Given data:
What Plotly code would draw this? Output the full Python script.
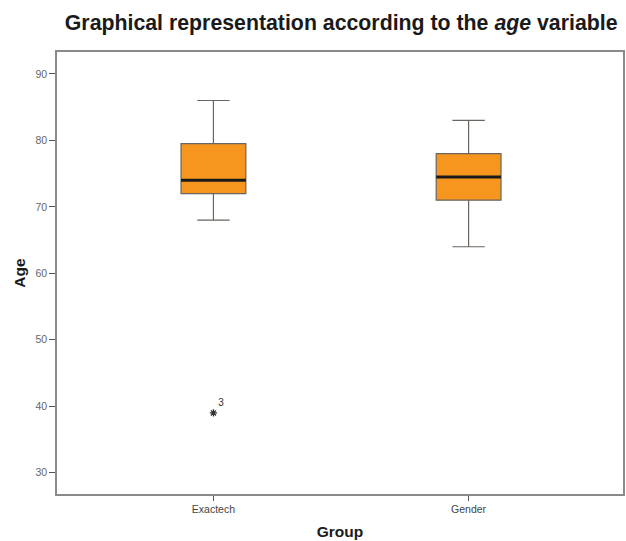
import plotly.graph_objects as go

groups = ["Exactech", "Gender"]
q1 = [72, 71]
median = [74, 74.5]
q3 = [79.5, 78]
lower_whisker = [68, 64]
upper_whisker = [86, 83]
outlier_group = [0]
outlier_value = [39]
outlier_label = ["3"]
y_ticks = [30, 40, 50, 60, 70, 80, 90]

FONT = "Liberation Sans, Arial, sans-serif"
BOX_W = 0.254
fig = go.Figure()
for i, g in enumerate(groups):
    fig.add_trace(go.Box(
        x=[i], q1=[q1[i]], median=[median[i]], q3=[q3[i]],
        lowerfence=[lower_whisker[i]], upperfence=[upper_whisker[i]],
        width=BOX_W, whiskerwidth=0.5, fillcolor="#F7961F",
        line=dict(color="#6a6560", width=1.2), boxpoints=False,
        name=g, showlegend=False, hoverinfo="skip"))
    fig.add_trace(go.Scatter(
        x=[i - BOX_W / 2, i + BOX_W / 2], y=[median[i], median[i]],
        mode="lines", line=dict(color="#1a1a1a", width=3),
        showlegend=False, hoverinfo="skip"))

fig.add_trace(go.Scatter(
    x=outlier_group, y=outlier_value, mode="markers+text",
    marker=dict(symbol="asterisk-open", size=6, color="#333",
                line=dict(color="#333", width=1.3)),
    text=outlier_label, textposition="top right",
    textfont=dict(family=FONT, size=10, color="#333"),
    showlegend=False, hoverinfo="skip"))

fig.update_layout(
    width=626, height=541,
    margin=dict(l=57, r=1, t=52, b=47),
    paper_bgcolor="white", plot_bgcolor="white",
    title=dict(text="Graphical representation according to the <i>age</i> variable",
               x=0.545, xanchor="center", y=0.958, yanchor="middle",
               font=dict(family=FONT, size=21.3, color="#1a1a1a", weight="bold")),
    xaxis=dict(range=[-0.613, 1.605], tickvals=[0, 1], ticktext=groups,
               showgrid=False, zeroline=False, showline=True, mirror=True,
               linecolor="#8a8a8a", linewidth=1.5, ticks="outside", ticklen=5,
               tickcolor="#555", tickfont=dict(family=FONT, size=10.5, color="#444"),
               title=dict(text="<b>Group</b>", standoff=12,
                          font=dict(family=FONT, size=15.5, color="#1a1a1a"))),
    yaxis=dict(range=[26.8, 93.3], tickvals=y_ticks,
               showgrid=False, zeroline=False, showline=True, mirror=True,
               linecolor="#8a8a8a", linewidth=1.5, ticks="outside", ticklen=6,
               tickcolor="#555", tickfont=dict(family=FONT, size=10.5, color="#666"),
               title=dict(text="<b>Age</b>", standoff=6,
                          font=dict(family=FONT, size=15.5, color="#1a1a1a"))),
)
fig.write_html("out.html", config={"displayModeBar": False},
               post_script="document.body.style.margin='0';document.body.style.overflow='hidden';")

Directive:
Repeat the lines above, starting at the first and stopping after the line that holds "y_ticks = [30, 40, 50, 60, 70, 80, 90]", with the pictures left out.

In response:
What Plotly code would draw this? Output the full Python script.
import plotly.graph_objects as go

groups = ["Exactech", "Gender"]
q1 = [72, 71]
median = [74, 74.5]
q3 = [79.5, 78]
lower_whisker = [68, 64]
upper_whisker = [86, 83]
outlier_group = [0]
outlier_value = [39]
outlier_label = ["3"]
y_ticks = [30, 40, 50, 60, 70, 80, 90]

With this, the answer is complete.